Stem cells initiate cartilage regeneration, but do not participate in it

Researchers from the Vetmeduni Vienna (Veterinärmedizinische Universität Wien), Austria, found that mesenchymal stem cells are not involved in the restoration of cartilaginous tissue, but only control this process by attracting endogenous cells. The article with the results of the discovery was published in the October issue of JCI-Insight.

Therapy with mesenchymal stem cells, the so-called precursor cells of connective tissue, has a powerful potential for curing of cartilage damages. However, it is still unclear whether they participate directly in the regeneration or whether they trigger the process.

Austrian researchers were able to resolve this issue using a new natural model. After the injection, the stem cells organized the treatment with endogenous cells, but themselves they did not participate in the regeneration of the cartilage. To implement this discovery, scientists blocked the immune response to the molecule necessary to track the injected cells.

The problem of the researchers was that the marker protein was perceived by the recipient’s immune system as a foreign protein, leading to the rejection of the transplanted stem cells. But scientists were able to overcome this limitation.

“To date, it has not been possible to show what an injection of stem cells really does in an animal model,” – explains Reinhold Erben, the senior author of the study. “The problem is that you have to track the cells with particular proteins that the immune system of the recipient recognizes as non-endogenous and thus potentially harmful. The resulting rejection of the injected cells has prevented the validation of their mode of action.”

So, the ability to track stem cells existed only on models of immunodeficient animals that did not respond to proteins due to a genetically reduced immune system. These models could not give complete information about the mechanism of action of stem cells.

“We therefore worked with a ‘lifelike’ animal model that is immunocompetent but shows no response to our tracker molecule.

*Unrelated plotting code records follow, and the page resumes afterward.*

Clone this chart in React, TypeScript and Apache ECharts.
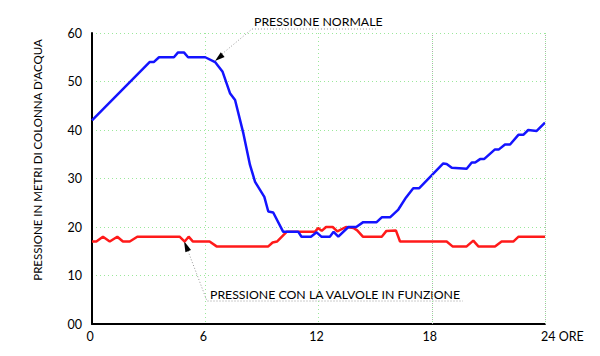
import React, { useEffect, useRef } from "react";
import * as echarts from "echarts";

const blueHours = [0, 3.05, 3.27, 3.55, 4.34, 4.56, 4.87, 5.09, 6.0, 6.52, 6.92, 7.31, 7.58, 8.02, 8.37, 8.64, 9.13, 9.34, 9.6, 10.13, 10.93, 11.1, 11.6, 11.9, 12.15, 12.6, 12.8, 13.05, 13.58, 14.0, 14.37, 15.08, 15.35, 15.79, 16.23, 16.64, 17.02, 17.34, 18.61, 18.79, 19.06, 19.85, 20.12, 20.3, 20.56, 20.77, 21.35, 21.56, 21.88, 22.15, 22.59, 22.85, 23.11, 23.56, 24];
const blueValues = [42, 54, 54, 55, 55, 56, 56, 55, 55, 54, 52, 47.6, 46.2, 39.3, 32.8, 29.3, 26.2, 23.2, 23, 19, 19, 18, 18, 18.9, 18, 18, 19, 18, 20, 20, 21, 21, 22, 22, 23.6, 26.1, 28, 28, 33.1, 33, 32.2, 32, 33.3, 33.3, 34, 34, 36, 36, 37, 37, 39, 39, 40, 39.8, 41.5];

const redHours = [0, 0.23, 0.58, 0.94, 1.34, 1.64, 2.0, 2.4, 4.64, 4.91, 5.12, 5.35, 6.23, 6.6, 9.34, 9.57, 9.8, 10.31, 11.81, 11.98, 12.17, 12.4, 12.75, 13.0, 13.45, 13.85, 14.05, 14.35, 15.35, 15.6, 16.1, 16.32, 16.55, 18.79, 19.1, 19.85, 20.2, 20.47, 21.35, 21.7, 22.32, 22.6, 24];
const redValues = [17, 17, 18, 17, 18, 17, 17, 18, 18, 17, 18, 17, 17, 16, 16, 16.8, 17, 19, 19, 19.8, 19.2, 20, 20, 19.1, 20, 19.8, 19.3, 18, 18, 19.2, 19.3, 17, 17, 17, 16, 16, 17.2, 16, 16, 17, 17, 18, 18];

const xTicks = [0, 6, 12, 18, 24];
const yTicks = [0, 10, 20, 30, 40, 50, 60];
const grayGridHours = [18, 24];

const yAxisTitle = "PRESSIONE IN METRI DI COLONNA D'ACQUA";
const normalLabel = "PRESSIONE NORMALE";
const valveLabel = "PRESSIONE CON LA VALVOLE IN FUNZIONE";

const FONT = "Lato, 'Open Sans', sans-serif";

export default function App() {
  const ref = useRef<HTMLDivElement>(null);
  useEffect(() => {
    if (!ref.current) return;
    const chart = echarts.init(ref.current, null, { renderer: "svg" });
    const blue = blueHours.map((h, i) => [h, blueValues[i]]);
    const red = redHours.map((h, i) => [h, redValues[i]]);
    const dotted = { type: [1, 3] as any, dashOffset: 0 };
    chart.setOption({
      animation: false,
      backgroundColor: "#ffffff",
      grid: { left: 92, right: 55, top: 33, bottom: 32 },
      xAxis: {
        type: "value",
        min: xTicks[0],
        max: xTicks[xTicks.length - 1],
        interval: 6,
        axisLine: { show: true, lineStyle: { color: "#000", width: 2 } },
        axisTick: { show: false },
        axisLabel: {
          color: "#000",
          fontFamily: FONT,
          fontSize: 12.5,
          margin: 6,
          alignMaxLabel: "left",
          padding: [0, 0, 0, -4],
          formatter: (v: number) => (v === 24 ? "24 ORE" : String(v)),
        },
        splitLine: { show: true, lineStyle: { color: "#9be89b", width: 1, ...dotted } },
      },
      yAxis: {
        type: "value",
        min: yTicks[0],
        max: yTicks[yTicks.length - 1],
        interval: 10,
        axisLine: { show: true, lineStyle: { color: "#000", width: 2 } },
        axisTick: { show: false },
        axisLabel: {
          color: "#000",
          fontFamily: FONT,
          fontSize: 12.5,
          margin: 10,
          formatter: (v: number) => (v === 0 ? "00" : String(v)),
        },
        splitLine: { show: true, lineStyle: { color: "#9be89b", width: 1, ...dotted } },
      },
      series: [
        {
          type: "line",
          data: blue,
          showSymbol: false,
          lineStyle: { color: "#1414ff", width: 2.5 },
          z: 3,
          markLine: {
            silent: true,
            symbol: "none",
            label: { show: false },
            lineStyle: { color: "#aaaaaa", width: 1, ...dotted },
            data: grayGridHours.map((h) => ({ xAxis: h })),
          },
        },
        {
          type: "line",
          data: red,
          showSymbol: false,
          lineStyle: { color: "#ff1a1a", width: 2.5 },
          z: 2,
        },
      ],
      graphic: [
        {
          type: "text",
          x: 37,
          y: 160,
          rotation: Math.PI / 2,
          style: {
            text: yAxisTitle,
            fill: "#000",
            font: `11.5px ${FONT}`,
            align: "center",
            verticalAlign: "middle",
          },
        },
        {
          type: "text",
          x: 254,
          y: 27,
          style: { text: normalLabel, fill: "#000", font: `12.3px ${FONT}`, align: "left", verticalAlign: "bottom" },
        },
        {
          type: "polyline",
          shape: { points: [[222, 54], [252, 29], [378, 29]] },
          style: { stroke: "#999", lineWidth: 1, lineDash: [1, 2], fill: null },
        },
        {
          type: "polygon",
          shape: { points: [[215, 61], [224.6, 56.9], [220.8, 52.3]] },
          style: { fill: "#000" },
        },
        {
          type: "text",
          x: 210,
          y: 300,
          style: { text: valveLabel, fill: "#000", font: `12.3px ${FONT}`, align: "left", verticalAlign: "bottom" },
        },
        {
          type: "polyline",
          shape: { points: [[188, 251], [207, 301], [463, 301]] },
          style: { stroke: "#999", lineWidth: 1, lineDash: [1, 2], fill: null },
        },
        {
          type: "polygon",
          shape: { points: [[184, 241], [191, 250], [185.4, 252.2]] },
          style: { fill: "#000" },
        },
      ],
    });
    return () => chart.dispose();
  }, []);
  return <div ref={ref} style={{ position: "absolute", left: 0, top: 0, width: 600, height: 356 }} />;
}
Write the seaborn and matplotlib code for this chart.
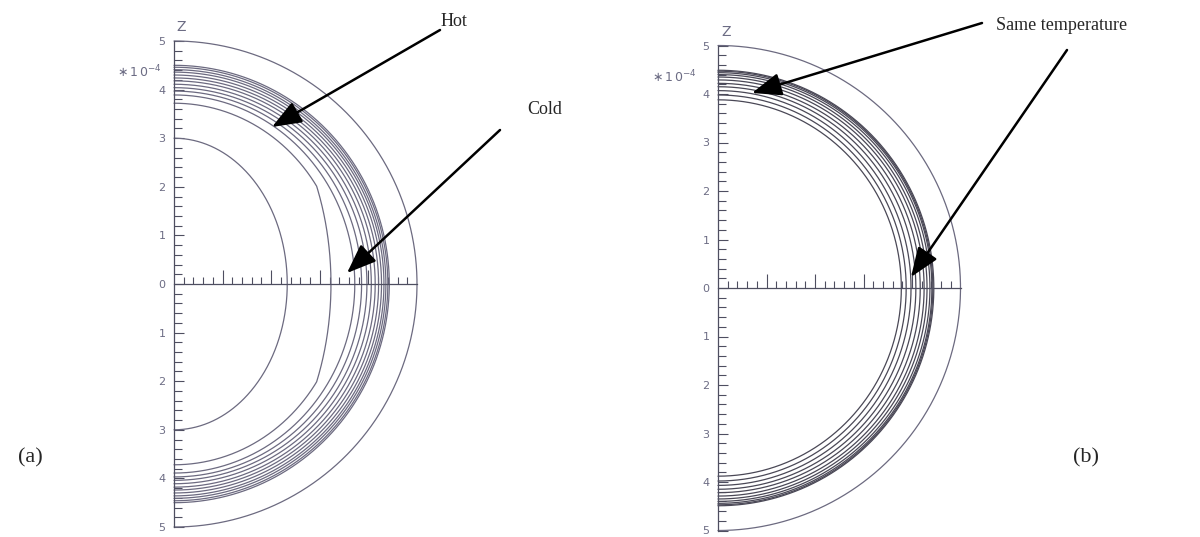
import numpy as np
import pandas as pd
import matplotlib
matplotlib.use("Agg")
import matplotlib.pyplot as plt
import seaborn as sns
from matplotlib.ticker import FuncFormatter

sns.set_style("white")
plt.rcParams["mathtext.fontset"] = "dejavusans"

# Isotherm radii (units of 1e-4): pole (z-axis) and equator (x-axis)
outer_radius = 5.0

# (a) non-uniform heating
core_a_equator, core_a_pole = 2.33, 3.0
hot_equator_a, hot_pole_a = 3.49, 3.72       # upper cap of the hot isotherm
hot_side_equator, hot_side_pole = 3.23, 4.82  # flattened flank of the hot isotherm
bundle_a_pole = [4.50, 4.46, 4.41, 4.36, 4.30, 4.24, 4.18, 4.11, 4.04, 3.97, 3.89]
bundle_a_equator = [4.43, 4.40, 4.36, 4.32, 4.27, 4.21, 4.14, 4.06, 3.97, 3.86, 3.72]

# (b) uniform temperature
bundle_b_pole = [4.49, 4.47, 4.44, 4.40, 4.35, 4.29, 4.22, 4.15, 4.07, 3.98, 3.88]
bundle_b_equator = [4.45, 4.43, 4.41, 4.37, 4.31, 4.25, 4.17, 4.08, 3.98, 3.88, 3.78]

tick_labels = ["5", "4", "3", "2", "1", "0", "1", "2", "3", "4", "5"]

W, H = 1200, 537
fig = plt.figure(figsize=(W / 100, H / 100), dpi=100)

theta = np.linspace(-np.pi / 2, np.pi / 2, 721)


def half_ellipse(a, b):
    return a * np.cos(theta), b * np.sin(theta)


def contour_frame(pairs):
    rows = []
    for k, (x, z) in enumerate(pairs):
        rows.append(pd.DataFrame({"x": x, "z": z, "contour": k}))
    return pd.concat(rows, ignore_index=True)


def setup_axes(ax, origin_px, unit_px):
    ox, oy = origin_px
    ax.set_xlim((ax_px[0] - ox) / unit_px, (ax_px[1] - ox) / unit_px)
    ax.set_ylim(-(H - oy) / unit_px, oy / unit_px)
    ax.patch.set_alpha(0)
    for s in ("top", "right"):
        ax.spines[s].set_visible(False)
    axis_col = "#4e4e60"
    ax.spines["left"].set_position(("data", 0))
    ax.spines["bottom"].set_position(("data", 0))
    ax.spines["left"].set_bounds(-5, 5)
    ax.spines["bottom"].set_bounds(0, 5)
    for s in ("left", "bottom"):
        ax.spines[s].set_color(axis_col)
        ax.spines[s].set_linewidth(0.9)
    minor = [t for t in np.round(np.arange(-5, 5.001, 0.2), 3) if abs(t - round(t)) > 1e-6]
    ax.set_yticks(list(range(-5, 6)))
    ax.set_yticks(minor, minor=True)
    ax.set_xticks([1, 2, 3, 4])
    ax.set_xticks([t for t in minor if 0 < t < 5], minor=True)
    ax.yaxis.set_major_formatter(FuncFormatter(lambda v, p: tick_labels[int(round(5 - v))] if abs(v) <= 5.01 else ""))
    ax.tick_params(axis="y", which="both", left=True, right=False)
    ax.tick_params(axis="x", which="both", bottom=True, top=False)
    ax.tick_params(axis="y", which="major", direction="in", length=7, width=0.8,
                   color=axis_col, labelsize=8, labelcolor="#6c6c84", pad=6)
    ax.tick_params(axis="y", which="minor", direction="in", length=6, width=0.8, color=axis_col)
    ax.tick_params(axis="x", which="major", direction="in", length=10, width=0.8,
                   color=axis_col, labelbottom=False)
    ax.tick_params(axis="x", which="minor", direction="in", length=5, width=0.8, color=axis_col)
    ax.set_xlabel("")
    ax.set_ylabel("")


# ---------- panel (a) ----------
ax_px = (95, 440)
origin_a, unit_a = (174, 284), 48.6
axA = fig.add_axes([ax_px[0] / W, 0, (ax_px[1] - ax_px[0]) / W, 1])

zs = hot_pole_a * np.sin(theta)
hot_x = np.minimum(hot_equator_a * np.sqrt(np.clip(1 - (zs / hot_pole_a) ** 2, 0, None)),
                   hot_side_equator * np.sqrt(np.clip(1 - (zs / hot_side_pole) ** 2, 0, None)))

curves_a = [half_ellipse(core_a_equator, core_a_pole), (hot_x, zs)]
curves_a += [half_ellipse(a, b) for a, b in zip(bundle_a_equator, bundle_a_pole)]
df_a = contour_frame(curves_a)
sns.lineplot(data=df_a, x="x", y="z", units="contour", estimator=None, sort=False,
             color="#6c6a80", linewidth=0.9, ax=axA, legend=False)
ox, oz = half_ellipse(outer_radius, outer_radius)
sns.lineplot(x=ox, y=oz, sort=False, estimator=None, color="#6c6a80", linewidth=0.9, ax=axA)
setup_axes(axA, origin_a, unit_a)

axA.text(0.14, 5.29, "Z", fontsize=10, color="#6c6c84", ha="center", va="center")
axA.text(-0.25, 4.36, r"$\ast\,1\,0^{-4}$", fontsize=9, color="#6c6c84", ha="right", va="center")

# ---------- panel (b) ----------
ax_px = (640, 980)
origin_b, unit_b = (718, 288), 48.5
axB = fig.add_axes([ax_px[0] / W, 0, (ax_px[1] - ax_px[0]) / W, 1])
curves_b = [half_ellipse(a, b) for a, b in zip(bundle_b_equator, bundle_b_pole)]
df_b = contour_frame(curves_b)
sns.lineplot(data=df_b, x="x", y="z", units="contour", estimator=None, sort=False,
             color="#4a4856", linewidth=0.9, ax=axB, legend=False)
sns.lineplot(x=ox, y=oz, sort=False, estimator=None, color="#6c6a80", linewidth=0.9, ax=axB)
setup_axes(axB, origin_b, unit_b)

axB.text(0.16, 5.27, "Z", fontsize=10, color="#6c6c84", ha="center", va="center")
axB.text(-0.43, 4.35, r"$\ast\,1\,0^{-4}$", fontsize=9, color="#6c6c84", ha="right", va="center")


# ---------- annotations ----------
def fpx(x, y):
    return (x / W, 1 - y / H)


def arrow(tail, tip):
    fig.add_artist(matplotlib.patches.FancyArrowPatch(
        fpx(*tail), fpx(*tip), transform=fig.transFigure,
        arrowstyle="-|>,head_length=0.9,head_width=0.35", mutation_scale=20,
        color="black", linewidth=1.8, shrinkA=0, shrinkB=0))


serif = "Liberation Serif"
arrow((440, 30), (272, 127))
arrow((500, 130), (347, 273))
fig.text(*fpx(441, 21), "Hot", fontsize=13, family=serif, ha="left", va="center")
fig.text(*fpx(527, 110), "Cold", fontsize=13, family=serif, ha="left", va="center")

arrow((982, 23), (752, 93))
arrow((1067, 50), (911, 277))
fig.text(*fpx(996, 25), "Same temperature", fontsize=13, family=serif, ha="left", va="center")

fig.text(*fpx(18, 458), "(a)", fontsize=16, family=serif, ha="left", va="center")
fig.text(*fpx(1073, 458), "(b)", fontsize=16, family=serif, ha="left", va="center")

fig.savefig("out.png", dpi=100)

This enabled us to show that stem cells have a purely modulating action in the treatment of cartilage damage,” – says Erben.

“We developed a so-called double-transgenic animal model for the purpose,” – notes Erben.

Special donor and recipient lines of mice and rats were bred that expressed an artificially inserted human cell-surface protein, the placental alkaline phosphatase, ALPP, on all their cells to enable them to be traced. In addition, the ALPP of the recipient line differed from that of the donors at an only one amino acid. In addition, both variants of proteins are almost identical, the immune system could not distinguish its own cells from donor cells.

“Moreover, the mutation inactivates the otherwise heat-stable protein at high temperatures, allowing the recipient cells to be differentiated from the donor cells during the experiment,” – explains Erben.

The idea of using such a protein both for detecting molecular labels and for deceiving the recipient’s immune system can be applied to other animal models.

In addition, the use of a dual transgenic system without loss of immunocompetence should support the study of stem cells in treatments other than cartilage regeneration.

“Our results contribute to our understanding of stem cell therapy, as they show for the first time that therapy stimulates the body’s own cells to promote the regeneration of damaged connective tissue, such as cartilage,” – concludes Erben.